Let’s get ready to rumble.

Setting up a Saturday showdown for first place in the 1A Olympic League standings, the Coupeville High School girls’ soccer squad took care of business Thursday night.

Shrugging off a limited warm-up, the Wolves eventually took control and bounced host Chimacum 2-1 to capture their conference opener.

Now 1-0 in league play (3-4-3 overall) Coupeville will welcome defending 1A state champion Klahowya (1-0, 7-3-1) to town in two days.

The game, set for the day of the Homecoming dance, kicks off at 11 AM.
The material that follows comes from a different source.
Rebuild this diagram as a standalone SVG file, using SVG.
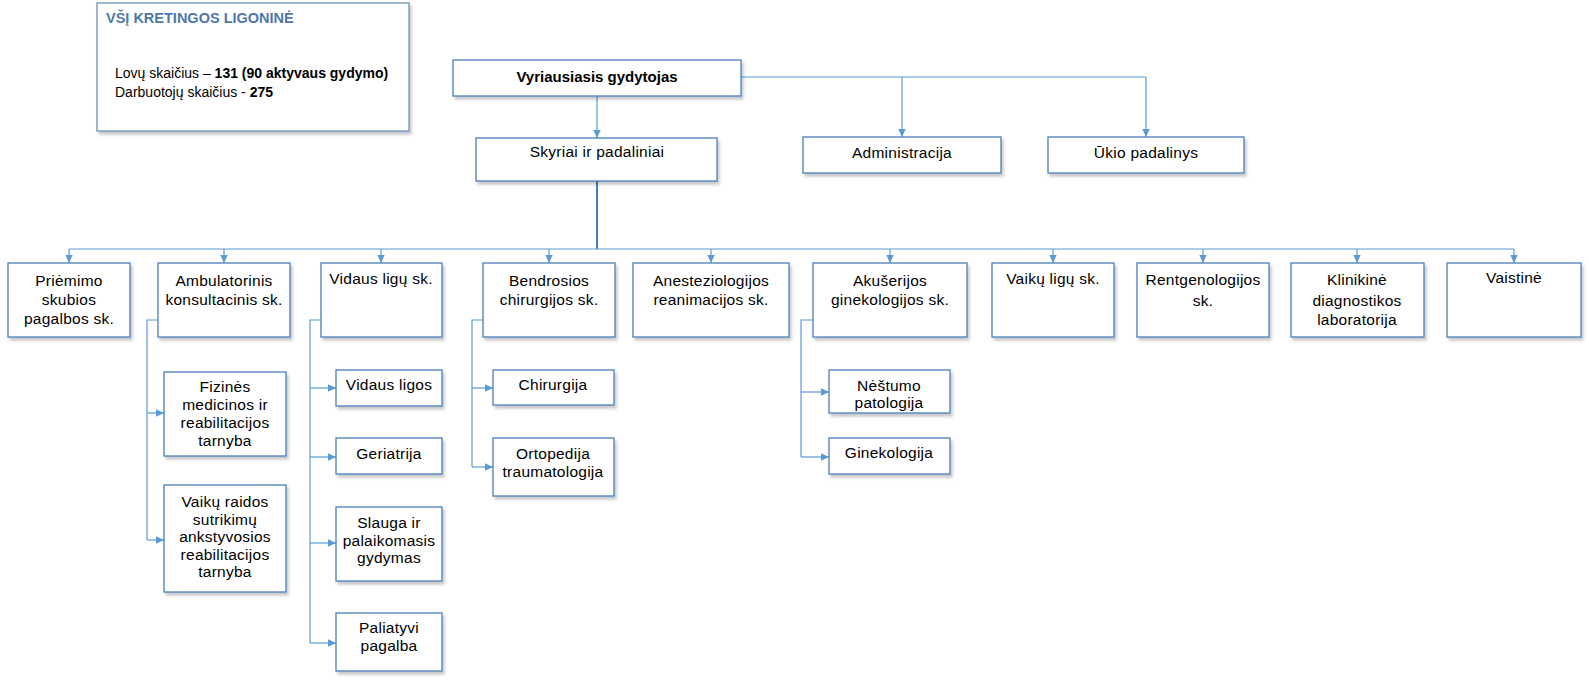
<svg xmlns="http://www.w3.org/2000/svg" width="1589" height="685" viewBox="0 0 1589 685">
<style>
.box{fill:#fff;stroke:#4a7ebb;stroke-width:1.3;filter:url(#sh)}
.t{font-family:"Liberation Sans",Arial,sans-serif;font-size:15.5px;letter-spacing:0.25px;fill:#000;text-anchor:middle}
.b{font-weight:bold;font-size:15px;letter-spacing:0}
.c{fill:none;stroke:#5b9bd5;stroke-width:1.2}
.main{fill:none;stroke:#4a7ebb;stroke-width:2}
.info{font-family:"Liberation Sans",Arial,sans-serif;font-size:14px;fill:#000}
.title{font-family:"Liberation Sans",Arial,sans-serif;font-size:14.5px;font-weight:bold;fill:#4f78a8}
</style>
<defs>
<filter id="sh" x="-10%" y="-10%" width="130%" height="140%">
<feDropShadow dx="2" dy="3" stdDeviation="1.8" flood-color="#000" flood-opacity="0.22"/>
</filter>
<marker id="ar" markerUnits="userSpaceOnUse" markerWidth="9" markerHeight="9" refX="8" refY="4" orient="auto">
<path d="M0,0.3 L8,4 L0,7.7 z" fill="#5b9bd5"/>
</marker>
</defs>
<rect width="1589" height="685" fill="#fff"/>

<g id="info">
<rect class="box" x="97" y="3" width="312" height="128" style="stroke:#6d8fb8"/>
<text class="title" x="106" y="23">VŠĮ KRETINGOS LIGONINĖ</text>
<text class="info" x="115" y="78">Lovų skaičius – <tspan font-weight="bold">131 (90 aktyvaus gydymo)</tspan></text>
<text class="info" x="115" y="97">Darbuotojų skaičius - <tspan font-weight="bold">275</tspan></text>
</g>

<g id="connectors">
<path class="c" d="M597,96 V138" marker-end="url(#ar)"/>
<path class="c" d="M741,77 H1146"/>
<path class="c" d="M902,77 V137" marker-end="url(#ar)"/>
<path class="c" d="M1146,77 V137" marker-end="url(#ar)"/>
<path class="main" d="M597,181 V249"/>
<path class="c" d="M69,249 H1514"/>
<path class="c" d="M69,249 V263" marker-end="url(#ar)"/>
<path class="c" d="M224,249 V263" marker-end="url(#ar)"/>
<path class="c" d="M381,249 V263" marker-end="url(#ar)"/>
<path class="c" d="M549,249 V263" marker-end="url(#ar)"/>
<path class="c" d="M711,249 V263" marker-end="url(#ar)"/>
<path class="c" d="M890,249 V263" marker-end="url(#ar)"/>
<path class="c" d="M1053,249 V263" marker-end="url(#ar)"/>
<path class="c" d="M1203,249 V263" marker-end="url(#ar)"/>
<path class="c" d="M1357,249 V263" marker-end="url(#ar)"/>
<path class="c" d="M1514,249 V263" marker-end="url(#ar)"/>
<path class="c" d="M158,320 H147 V540"/>
<path class="c" d="M147,413 H164" marker-end="url(#ar)"/>
<path class="c" d="M147,540 H164" marker-end="url(#ar)"/>
<path class="c" d="M321,320 H310 V643"/>
<path class="c" d="M310,388 H336" marker-end="url(#ar)"/>
<path class="c" d="M310,457 H336" marker-end="url(#ar)"/>
<path class="c" d="M310,543 H336" marker-end="url(#ar)"/>
<path class="c" d="M310,643 H336" marker-end="url(#ar)"/>
<path class="c" d="M483,320 H472 V467"/>
<path class="c" d="M472,388 H493" marker-end="url(#ar)"/>
<path class="c" d="M472,467 H493" marker-end="url(#ar)"/>
<path class="c" d="M813,320 H801 V457"/>
<path class="c" d="M801,392 H829" marker-end="url(#ar)"/>
<path class="c" d="M801,457 H829" marker-end="url(#ar)"/>
</g>

<g id="vyriausiasis">
<rect class="box" x="453" y="60" width="288" height="36"/>
<text class="t b" x="597" y="82">Vyriausiasis gydytojas</text>
</g>
<g id="skyriai">
<rect class="box" x="476" y="138" width="241" height="43"/>
<text class="t" x="597" y="157">Skyriai ir padaliniai</text>
</g>
<g id="administracija">
<rect class="box" x="803" y="137" width="198" height="36"/>
<text class="t" x="902" y="158">Administracija</text>
</g>
<g id="ukio">
<rect class="box" x="1048" y="137" width="196" height="36"/>
<text class="t" x="1146" y="158">Ūkio padalinys</text>
</g>

<g id="priemimo">
<rect class="box" x="8" y="263" width="122" height="74"/>
<text class="t" x="69" y="286">Priėmimo</text>
<text class="t" x="69" y="305">skubios</text>
<text class="t" x="69" y="324">pagalbos sk.</text>
</g>
<g id="ambulatorinis">
<rect class="box" x="158" y="263" width="132" height="74"/>
<text class="t" x="224" y="286">Ambulatorinis</text>
<text class="t" x="224" y="305">konsultacinis sk.</text>
</g>
<g id="vidaus">
<rect class="box" x="321" y="263" width="121" height="74"/>
<text class="t" x="381" y="284">Vidaus ligų sk.</text>
</g>
<g id="bendrosios">
<rect class="box" x="483" y="263" width="132" height="74"/>
<text class="t" x="549" y="286">Bendrosios</text>
<text class="t" x="549" y="305">chirurgijos sk.</text>
</g>
<g id="anesteziologijos">
<rect class="box" x="633" y="263" width="156" height="74"/>
<text class="t" x="711" y="286">Anesteziologijos</text>
<text class="t" x="711" y="305">reanimacijos sk.</text>
</g>
<g id="akuserijos">
<rect class="box" x="813" y="263" width="154" height="74"/>
<text class="t" x="890" y="286">Akušerijos</text>
<text class="t" x="890" y="305">ginekologijos sk.</text>
</g>
<g id="vaiku">
<rect class="box" x="992" y="263" width="122" height="74"/>
<text class="t" x="1053" y="284">Vaikų ligų sk.</text>
</g>
<g id="rentgenologijos">
<rect class="box" x="1137" y="263" width="132" height="74"/>
<text class="t" x="1203" y="285">Rentgenologijos</text>
<text class="t" x="1203" y="306">sk.</text>
</g>
<g id="klinikine">
<rect class="box" x="1291" y="263" width="133" height="74"/>
<text class="t" x="1357" y="285">Klinikinė</text>
<text class="t" x="1357" y="306">diagnostikos</text>
<text class="t" x="1357" y="325">laboratorija</text>
</g>
<g id="vaistine">
<rect class="box" x="1447" y="263" width="134" height="74"/>
<text class="t" x="1514" y="283">Vaistinė</text>
</g>

<g id="fizines">
<rect class="box" x="164" y="372" width="122" height="84"/>
<text class="t" x="225" y="392">Fizinės</text>
<text class="t" x="225" y="410">medicinos ir</text>
<text class="t" x="225" y="428">reabilitacijos</text>
<text class="t" x="225" y="446">tarnyba</text>
</g>
<g id="vaiku-raidos">
<rect class="box" x="164" y="485" width="122" height="107"/>
<text class="t" x="225" y="507">Vaikų raidos</text>
<text class="t" x="225" y="525">sutrikimų</text>
<text class="t" x="225" y="542">ankstyvosios</text>
<text class="t" x="225" y="560">reabilitacijos</text>
<text class="t" x="225" y="577">tarnyba</text>
</g>
<g id="vidaus-ligos">
<rect class="box" x="336" y="370" width="106" height="36"/>
<text class="t" x="389" y="390">Vidaus ligos</text>
</g>
<g id="geriatrija">
<rect class="box" x="336" y="438" width="106" height="36"/>
<text class="t" x="389" y="459">Geriatrija</text>
</g>
<g id="slauga">
<rect class="box" x="336" y="507" width="106" height="74"/>
<text class="t" x="389" y="528">Slauga ir</text>
<text class="t" x="389" y="546">palaikomasis</text>
<text class="t" x="389" y="563">gydymas</text>
</g>
<g id="paliatyvi">
<rect class="box" x="336" y="613" width="106" height="58"/>
<text class="t" x="389" y="633">Paliatyvi</text>
<text class="t" x="389" y="651">pagalba</text>
</g>
<g id="chirurgija">
<rect class="box" x="493" y="370" width="121" height="35"/>
<text class="t" x="553" y="390">Chirurgija</text>
</g>
<g id="ortopedija">
<rect class="box" x="493" y="438" width="121" height="58"/>
<text class="t" x="553" y="459">Ortopedija</text>
<text class="t" x="553" y="477">traumatologija</text>
</g>
<g id="nestumo">
<rect class="box" x="829" y="370" width="121" height="43"/>
<text class="t" x="889" y="391">Nėštumo</text>
<text class="t" x="889" y="408">patologija</text>
</g>
<g id="ginekologija">
<rect class="box" x="829" y="438" width="121" height="36"/>
<text class="t" x="889" y="458">Ginekologija</text>
</g>
</svg>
While the Eagles roared to a title last fall, the core of that team, including transcendent stars McKenzie Cook and Izzy Severns, departed, while the young Wolves are just starting to really get rolling.

Facing off with the Cowboys, Coupeville relied on their high-scoring sister combo to ice the deal.

Freshman Kalia Littlejohn nailed her team-high eighth goal, while sophomore Mia Littlejohn tallied her fifth.

Lil’ sis opened things with a bang.

Kalia was back at it with a killer shot that left the Cowboy goalie grabbing air and seeing nothing but the bad, bad freshman trotting back to the mid-line stripe after outing her team in the hurt locker!!!,” said CHS coach Troy Cowan.

Then, it was big sister’s time, and she responded in style.

“Not to be outdone, Mia did a little corner shopping when she put in a goal from waaaaaaayyyyy out that found the corner net,” Cowan said.

No one is quite sure how Chimacum (0-1, 2-9) scored, especially Cowan.

“There is NO way that goal even went close to going in,” he said. “Can’t tell you anything about it because I never saw it happen. You will have to ask the ref…”

Still, regardless of the score, Cowan came away fairly pleased with the result.

“Girls played fairly well and did their best, but we could have done much better,” he said. “I was proud of them and was happy for this young team and that they started their conference season off with a victory!!”